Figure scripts

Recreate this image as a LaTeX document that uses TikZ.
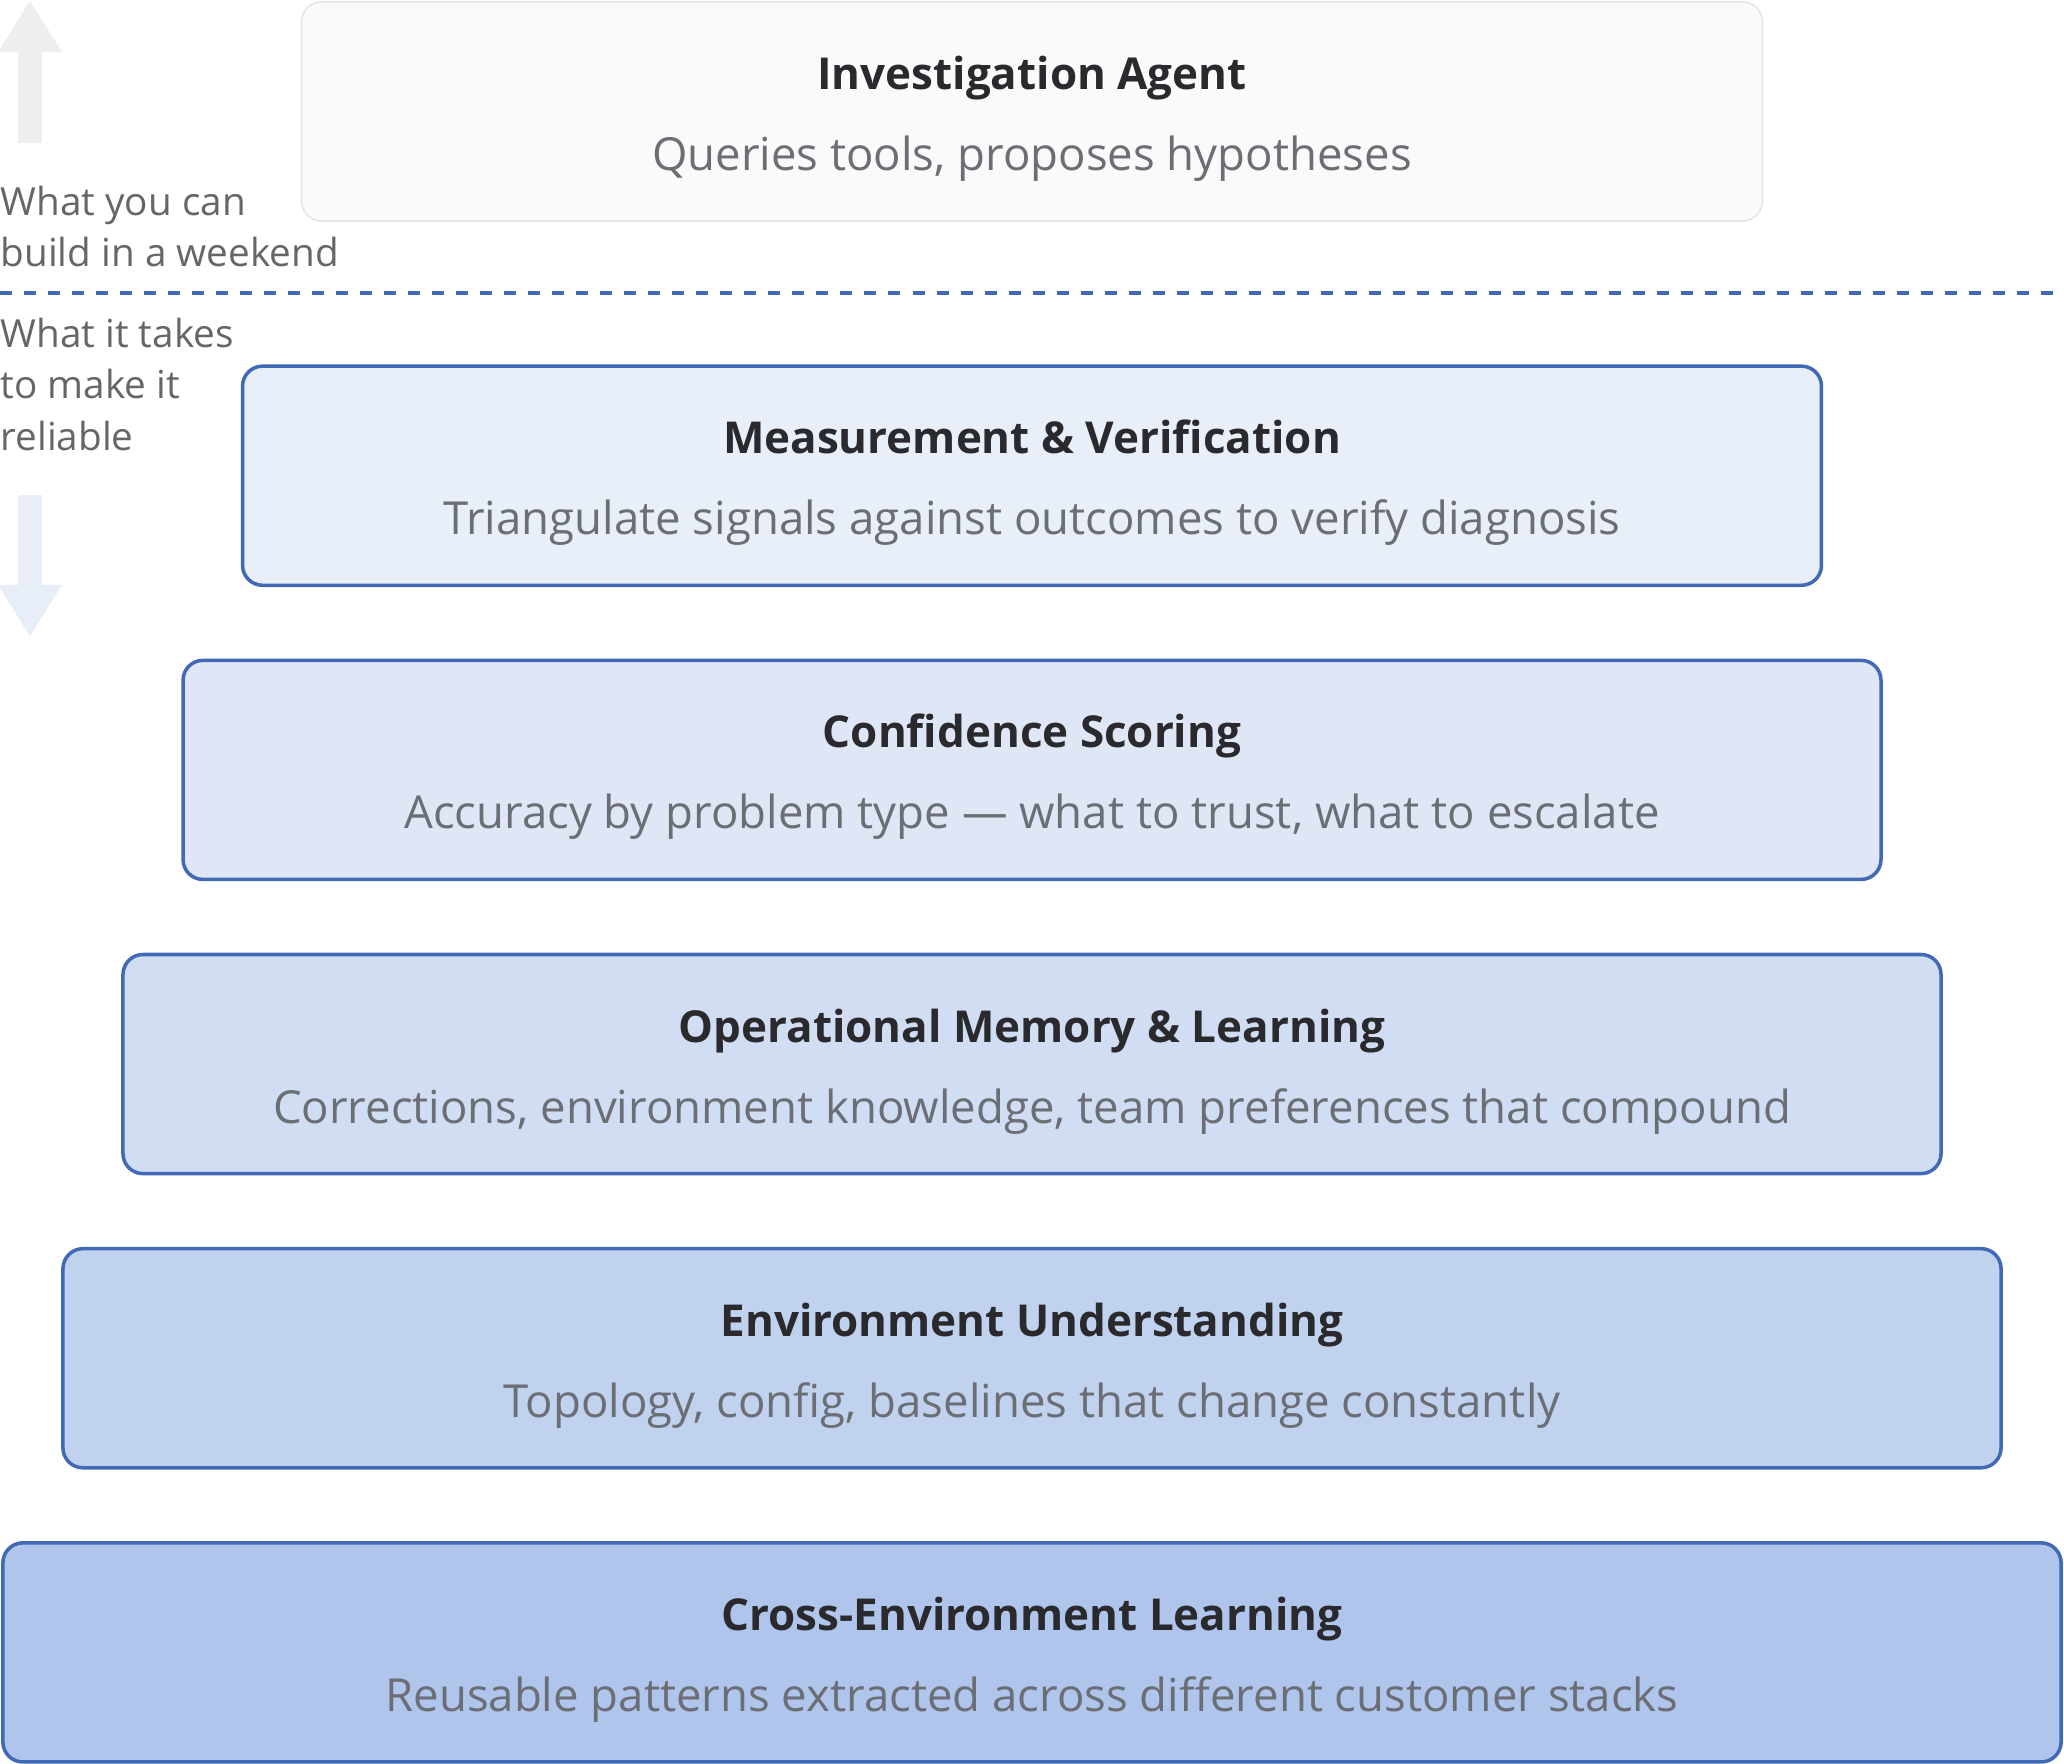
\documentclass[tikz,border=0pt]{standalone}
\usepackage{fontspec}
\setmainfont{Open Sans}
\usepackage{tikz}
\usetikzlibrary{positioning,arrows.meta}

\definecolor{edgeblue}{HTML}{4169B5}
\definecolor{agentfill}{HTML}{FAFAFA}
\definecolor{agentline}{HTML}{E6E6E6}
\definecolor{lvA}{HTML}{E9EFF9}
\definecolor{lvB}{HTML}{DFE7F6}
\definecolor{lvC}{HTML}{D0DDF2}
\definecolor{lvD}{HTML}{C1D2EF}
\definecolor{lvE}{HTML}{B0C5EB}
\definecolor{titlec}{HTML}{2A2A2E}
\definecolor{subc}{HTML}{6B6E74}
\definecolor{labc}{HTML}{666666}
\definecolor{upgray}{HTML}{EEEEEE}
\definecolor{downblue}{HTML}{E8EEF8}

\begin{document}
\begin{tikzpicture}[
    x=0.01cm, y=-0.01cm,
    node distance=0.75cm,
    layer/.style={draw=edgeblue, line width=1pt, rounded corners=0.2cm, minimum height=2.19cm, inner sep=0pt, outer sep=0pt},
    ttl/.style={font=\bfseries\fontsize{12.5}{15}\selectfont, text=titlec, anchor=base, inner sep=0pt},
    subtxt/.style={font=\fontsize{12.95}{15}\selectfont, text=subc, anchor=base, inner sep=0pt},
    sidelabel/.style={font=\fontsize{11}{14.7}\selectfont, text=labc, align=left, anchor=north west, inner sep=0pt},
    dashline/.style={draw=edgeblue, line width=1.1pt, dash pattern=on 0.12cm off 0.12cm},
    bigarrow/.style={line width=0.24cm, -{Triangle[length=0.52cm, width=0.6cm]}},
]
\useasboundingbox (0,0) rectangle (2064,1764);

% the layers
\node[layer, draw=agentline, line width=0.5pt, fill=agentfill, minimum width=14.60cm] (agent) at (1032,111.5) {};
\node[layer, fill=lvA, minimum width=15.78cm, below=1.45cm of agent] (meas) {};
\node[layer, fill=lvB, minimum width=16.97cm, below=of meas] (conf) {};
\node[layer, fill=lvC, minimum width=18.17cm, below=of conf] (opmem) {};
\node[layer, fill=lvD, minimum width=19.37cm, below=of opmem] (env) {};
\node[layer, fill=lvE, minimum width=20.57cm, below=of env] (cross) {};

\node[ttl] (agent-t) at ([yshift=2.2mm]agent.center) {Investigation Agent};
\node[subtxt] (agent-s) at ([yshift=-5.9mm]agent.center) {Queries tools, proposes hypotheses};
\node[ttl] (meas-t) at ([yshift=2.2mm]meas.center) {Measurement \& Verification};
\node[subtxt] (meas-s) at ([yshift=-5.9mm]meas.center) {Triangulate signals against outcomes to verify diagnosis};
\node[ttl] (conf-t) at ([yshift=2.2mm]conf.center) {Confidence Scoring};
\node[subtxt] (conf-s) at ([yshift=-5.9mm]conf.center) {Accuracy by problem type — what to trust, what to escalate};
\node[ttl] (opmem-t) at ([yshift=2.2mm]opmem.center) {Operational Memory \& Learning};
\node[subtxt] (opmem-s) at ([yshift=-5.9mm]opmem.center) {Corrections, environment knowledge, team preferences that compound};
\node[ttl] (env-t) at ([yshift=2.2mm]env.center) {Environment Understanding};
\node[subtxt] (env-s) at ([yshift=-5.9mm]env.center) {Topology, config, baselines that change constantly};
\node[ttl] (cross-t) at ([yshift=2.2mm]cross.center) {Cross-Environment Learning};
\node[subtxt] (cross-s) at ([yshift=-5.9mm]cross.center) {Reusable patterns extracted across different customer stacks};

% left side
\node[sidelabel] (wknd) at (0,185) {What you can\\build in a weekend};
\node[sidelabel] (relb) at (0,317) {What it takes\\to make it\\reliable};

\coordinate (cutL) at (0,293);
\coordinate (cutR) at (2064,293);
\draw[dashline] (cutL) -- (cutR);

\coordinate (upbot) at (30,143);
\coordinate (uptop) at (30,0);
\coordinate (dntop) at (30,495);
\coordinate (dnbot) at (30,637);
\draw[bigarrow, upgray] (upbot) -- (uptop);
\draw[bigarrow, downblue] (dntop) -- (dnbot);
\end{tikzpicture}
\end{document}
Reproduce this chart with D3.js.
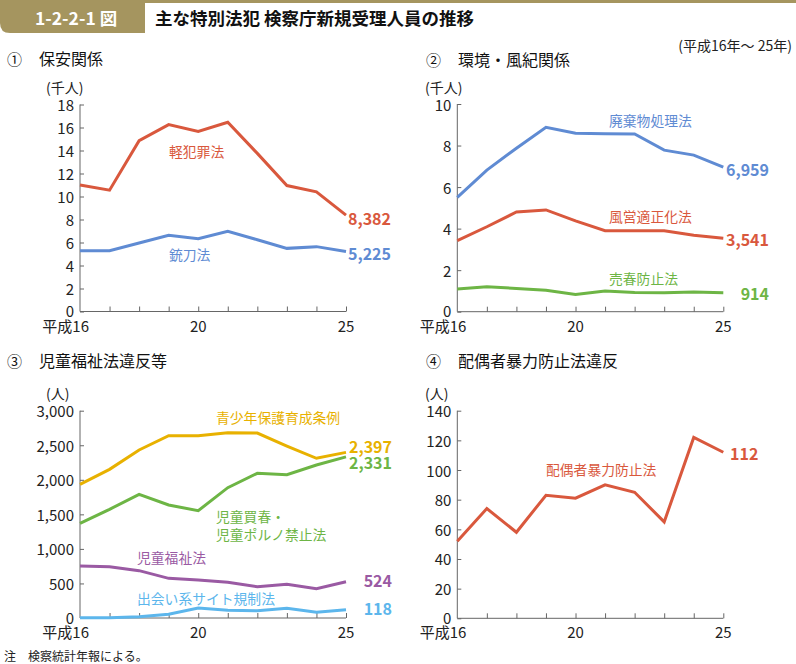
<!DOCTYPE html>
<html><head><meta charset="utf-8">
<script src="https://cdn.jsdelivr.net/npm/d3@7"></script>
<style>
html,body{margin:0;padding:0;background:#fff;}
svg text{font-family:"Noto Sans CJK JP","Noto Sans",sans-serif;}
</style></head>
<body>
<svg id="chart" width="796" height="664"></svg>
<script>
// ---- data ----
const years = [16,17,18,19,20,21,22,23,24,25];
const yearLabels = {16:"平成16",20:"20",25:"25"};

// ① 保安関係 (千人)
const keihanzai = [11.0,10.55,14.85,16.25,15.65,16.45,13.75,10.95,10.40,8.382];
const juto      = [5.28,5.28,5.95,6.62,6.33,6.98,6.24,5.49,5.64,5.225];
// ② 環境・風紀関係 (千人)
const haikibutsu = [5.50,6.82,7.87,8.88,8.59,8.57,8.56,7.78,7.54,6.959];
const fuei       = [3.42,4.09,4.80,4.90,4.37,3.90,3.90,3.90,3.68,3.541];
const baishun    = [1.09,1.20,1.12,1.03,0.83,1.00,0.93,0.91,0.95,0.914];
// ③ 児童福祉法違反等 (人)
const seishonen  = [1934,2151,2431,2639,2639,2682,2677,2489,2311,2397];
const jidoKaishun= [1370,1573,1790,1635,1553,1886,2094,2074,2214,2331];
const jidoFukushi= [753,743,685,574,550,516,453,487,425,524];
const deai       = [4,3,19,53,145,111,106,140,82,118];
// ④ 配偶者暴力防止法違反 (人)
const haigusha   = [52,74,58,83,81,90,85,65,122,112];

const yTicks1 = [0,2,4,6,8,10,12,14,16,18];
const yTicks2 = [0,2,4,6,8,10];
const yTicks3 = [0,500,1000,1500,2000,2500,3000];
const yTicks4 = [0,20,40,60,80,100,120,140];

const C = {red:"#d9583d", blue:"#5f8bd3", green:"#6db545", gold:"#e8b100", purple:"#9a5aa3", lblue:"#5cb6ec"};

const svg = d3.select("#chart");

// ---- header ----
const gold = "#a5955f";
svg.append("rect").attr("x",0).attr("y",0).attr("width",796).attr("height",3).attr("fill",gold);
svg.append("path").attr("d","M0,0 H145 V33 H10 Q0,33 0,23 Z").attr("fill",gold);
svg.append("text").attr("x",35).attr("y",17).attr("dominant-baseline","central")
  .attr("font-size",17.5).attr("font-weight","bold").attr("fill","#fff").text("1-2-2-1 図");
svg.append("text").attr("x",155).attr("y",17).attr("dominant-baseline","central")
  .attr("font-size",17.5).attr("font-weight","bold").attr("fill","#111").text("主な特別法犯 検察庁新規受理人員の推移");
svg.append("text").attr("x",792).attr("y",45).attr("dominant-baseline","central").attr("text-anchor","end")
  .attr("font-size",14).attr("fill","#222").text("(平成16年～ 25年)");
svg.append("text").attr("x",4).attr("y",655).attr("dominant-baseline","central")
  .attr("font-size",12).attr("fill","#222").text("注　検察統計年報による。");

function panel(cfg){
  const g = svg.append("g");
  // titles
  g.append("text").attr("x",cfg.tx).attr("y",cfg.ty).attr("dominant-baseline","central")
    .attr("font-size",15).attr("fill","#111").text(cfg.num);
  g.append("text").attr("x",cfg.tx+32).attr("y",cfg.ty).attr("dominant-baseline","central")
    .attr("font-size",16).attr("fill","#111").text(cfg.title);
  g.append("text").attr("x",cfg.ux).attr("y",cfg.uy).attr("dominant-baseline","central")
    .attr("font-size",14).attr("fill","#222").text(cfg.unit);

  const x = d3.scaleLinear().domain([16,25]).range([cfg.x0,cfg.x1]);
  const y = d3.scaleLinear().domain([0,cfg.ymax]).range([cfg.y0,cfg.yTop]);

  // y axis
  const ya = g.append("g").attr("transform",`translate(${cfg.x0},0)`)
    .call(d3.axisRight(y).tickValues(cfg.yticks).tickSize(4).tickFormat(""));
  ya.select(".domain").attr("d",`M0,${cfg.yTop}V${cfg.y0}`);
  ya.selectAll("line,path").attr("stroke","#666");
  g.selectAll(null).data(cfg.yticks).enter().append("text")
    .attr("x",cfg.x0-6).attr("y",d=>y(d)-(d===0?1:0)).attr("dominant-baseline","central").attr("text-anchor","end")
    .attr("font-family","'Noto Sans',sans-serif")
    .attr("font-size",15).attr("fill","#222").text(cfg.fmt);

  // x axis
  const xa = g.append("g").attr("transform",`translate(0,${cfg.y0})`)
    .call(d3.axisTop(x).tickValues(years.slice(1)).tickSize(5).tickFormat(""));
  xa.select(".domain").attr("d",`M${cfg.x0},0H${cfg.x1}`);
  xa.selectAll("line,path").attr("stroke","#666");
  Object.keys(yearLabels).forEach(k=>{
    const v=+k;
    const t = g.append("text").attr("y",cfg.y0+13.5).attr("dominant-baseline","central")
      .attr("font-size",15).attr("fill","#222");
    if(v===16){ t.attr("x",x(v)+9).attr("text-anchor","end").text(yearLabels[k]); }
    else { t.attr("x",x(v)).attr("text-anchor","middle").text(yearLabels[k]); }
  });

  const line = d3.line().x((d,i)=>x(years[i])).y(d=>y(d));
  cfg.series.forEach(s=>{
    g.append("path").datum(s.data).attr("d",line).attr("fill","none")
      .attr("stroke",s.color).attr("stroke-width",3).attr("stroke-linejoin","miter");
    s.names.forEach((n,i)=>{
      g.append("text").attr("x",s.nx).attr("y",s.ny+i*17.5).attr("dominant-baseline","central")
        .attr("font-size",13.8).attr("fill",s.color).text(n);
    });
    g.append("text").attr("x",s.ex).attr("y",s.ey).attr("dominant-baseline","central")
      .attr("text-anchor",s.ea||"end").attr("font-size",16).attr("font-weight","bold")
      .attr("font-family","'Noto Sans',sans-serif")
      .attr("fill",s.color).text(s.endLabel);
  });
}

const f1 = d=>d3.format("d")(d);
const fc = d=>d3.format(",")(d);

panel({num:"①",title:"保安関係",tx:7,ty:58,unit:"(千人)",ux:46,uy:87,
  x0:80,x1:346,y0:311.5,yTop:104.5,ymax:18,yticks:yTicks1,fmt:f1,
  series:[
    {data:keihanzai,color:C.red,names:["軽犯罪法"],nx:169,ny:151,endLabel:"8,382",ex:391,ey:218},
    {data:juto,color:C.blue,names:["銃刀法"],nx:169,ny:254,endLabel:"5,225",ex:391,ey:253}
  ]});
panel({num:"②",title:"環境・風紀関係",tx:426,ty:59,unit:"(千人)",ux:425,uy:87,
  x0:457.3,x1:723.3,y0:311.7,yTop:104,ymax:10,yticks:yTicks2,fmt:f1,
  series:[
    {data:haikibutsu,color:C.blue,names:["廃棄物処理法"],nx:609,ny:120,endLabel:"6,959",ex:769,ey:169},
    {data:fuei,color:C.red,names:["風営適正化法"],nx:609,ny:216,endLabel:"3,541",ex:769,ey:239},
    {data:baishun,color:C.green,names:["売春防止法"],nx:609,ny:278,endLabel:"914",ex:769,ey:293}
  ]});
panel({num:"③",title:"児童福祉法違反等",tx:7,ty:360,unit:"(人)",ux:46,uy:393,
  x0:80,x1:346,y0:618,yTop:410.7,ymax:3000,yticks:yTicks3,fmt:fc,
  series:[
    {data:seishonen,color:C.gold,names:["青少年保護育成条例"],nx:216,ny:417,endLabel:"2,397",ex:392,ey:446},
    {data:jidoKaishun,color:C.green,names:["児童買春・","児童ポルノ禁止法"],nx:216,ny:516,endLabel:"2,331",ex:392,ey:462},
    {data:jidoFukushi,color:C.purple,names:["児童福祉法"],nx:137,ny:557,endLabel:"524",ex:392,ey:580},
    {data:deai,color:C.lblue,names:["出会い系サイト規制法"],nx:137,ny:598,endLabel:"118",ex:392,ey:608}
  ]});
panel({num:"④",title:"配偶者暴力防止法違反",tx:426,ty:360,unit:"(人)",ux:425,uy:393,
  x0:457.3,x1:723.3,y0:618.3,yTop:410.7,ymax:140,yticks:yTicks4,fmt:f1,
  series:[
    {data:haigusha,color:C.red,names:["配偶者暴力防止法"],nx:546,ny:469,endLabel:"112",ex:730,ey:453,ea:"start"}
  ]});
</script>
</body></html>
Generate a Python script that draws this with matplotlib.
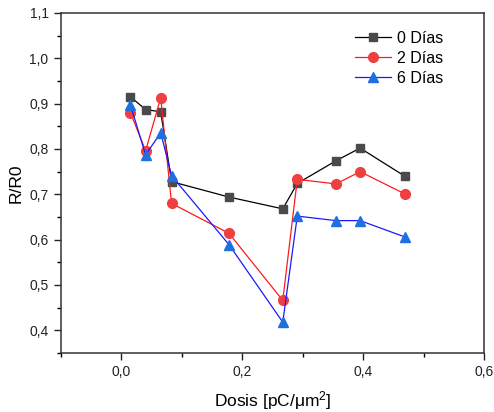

→ **TASK DESCRIPTION**
Please transcribe, word for word, every line from the first line of the records above through the line containing "(0,0) rectangle (2064,1764);", and leave out any pictures.

→ **SOLUTION**
Recreate this image as a LaTeX document that uses TikZ.
\documentclass[tikz,border=0pt]{standalone}
\usepackage{fontspec}
\setmainfont{Open Sans}
\usepackage{tikz}
\usetikzlibrary{positioning,arrows.meta}

\definecolor{edgeblue}{HTML}{4169B5}
\definecolor{agentfill}{HTML}{FAFAFA}
\definecolor{agentline}{HTML}{E6E6E6}
\definecolor{lvA}{HTML}{E9EFF9}
\definecolor{lvB}{HTML}{DFE7F6}
\definecolor{lvC}{HTML}{D0DDF2}
\definecolor{lvD}{HTML}{C1D2EF}
\definecolor{lvE}{HTML}{B0C5EB}
\definecolor{titlec}{HTML}{2A2A2E}
\definecolor{subc}{HTML}{6B6E74}
\definecolor{labc}{HTML}{666666}
\definecolor{upgray}{HTML}{EEEEEE}
\definecolor{downblue}{HTML}{E8EEF8}

\begin{document}
\begin{tikzpicture}[
    x=0.01cm, y=-0.01cm,
    node distance=0.75cm,
    layer/.style={draw=edgeblue, line width=1pt, rounded corners=0.2cm, minimum height=2.19cm, inner sep=0pt, outer sep=0pt},
    ttl/.style={font=\bfseries\fontsize{12.5}{15}\selectfont, text=titlec, anchor=base, inner sep=0pt},
    subtxt/.style={font=\fontsize{12.95}{15}\selectfont, text=subc, anchor=base, inner sep=0pt},
    sidelabel/.style={font=\fontsize{11}{14.7}\selectfont, text=labc, align=left, anchor=north west, inner sep=0pt},
    dashline/.style={draw=edgeblue, line width=1.1pt, dash pattern=on 0.12cm off 0.12cm},
    bigarrow/.style={line width=0.24cm, -{Triangle[length=0.52cm, width=0.6cm]}},
]
\useasboundingbox (0,0) rectangle (2064,1764);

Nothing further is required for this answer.